Orange Pipe Size Card
It’s also important to notice that the pressure drops can be pretty big, especially on the smaller pipe sizes where you’re okay going at 1 m/s, but you can be getting as much as 1000 Pa lost per metre, and you really can’t tolerate much length of that kind of thing in most systems.
Using this method on the pipes means the vast majority of domestic heat pump systems will just work without you doing long-winded calculations. If you’re dealing with massive long runs, then this plan might break down, so you should think about it some more and do a full pressure loss calculation.

Only Copper?

Yes, the whole card only deals with copper pipework - a rule of thumb method can be used for copper pipework but plastic is a bit more complicated in a few ways. One is the sizes don’t translate, so for example, 16mm MLCP typically has a 12mm internal diameter, whereas 15mm copper has an internal diameter of 13.6mm. The nominal diameter is bigger, but the diameter that matters for this stuff is smaller.

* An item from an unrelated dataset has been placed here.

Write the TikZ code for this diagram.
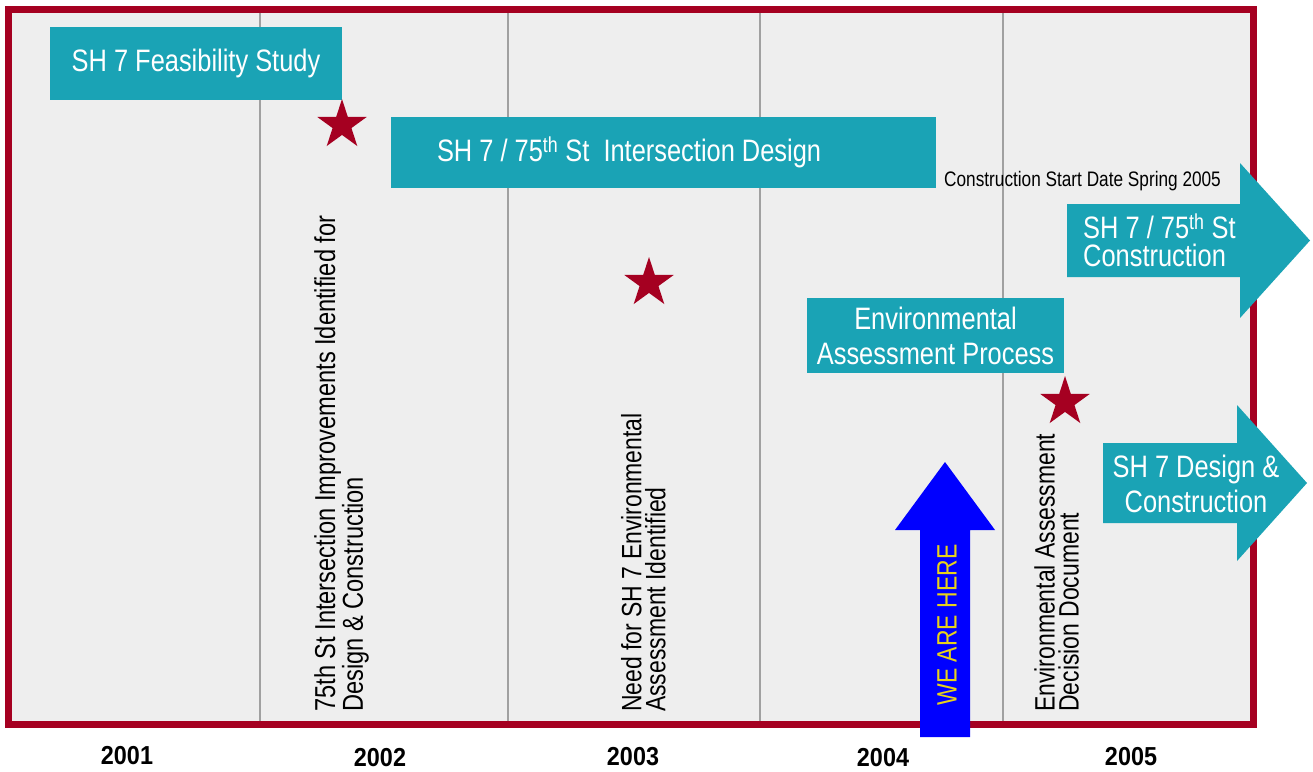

The other thing about plastic pipes is that the fittings have larger pressure drops than copper pipework. So, an elbow can have the same pressure drop as 4m or even 10m of straight pipe. 
None of that is to say that plastic pipe is bad, it merely means you can’t easily use a rule-of-thumb method like this, so it’s critical to do a full pressure loss calculator for your whole system if you’re using plastic pipework systems.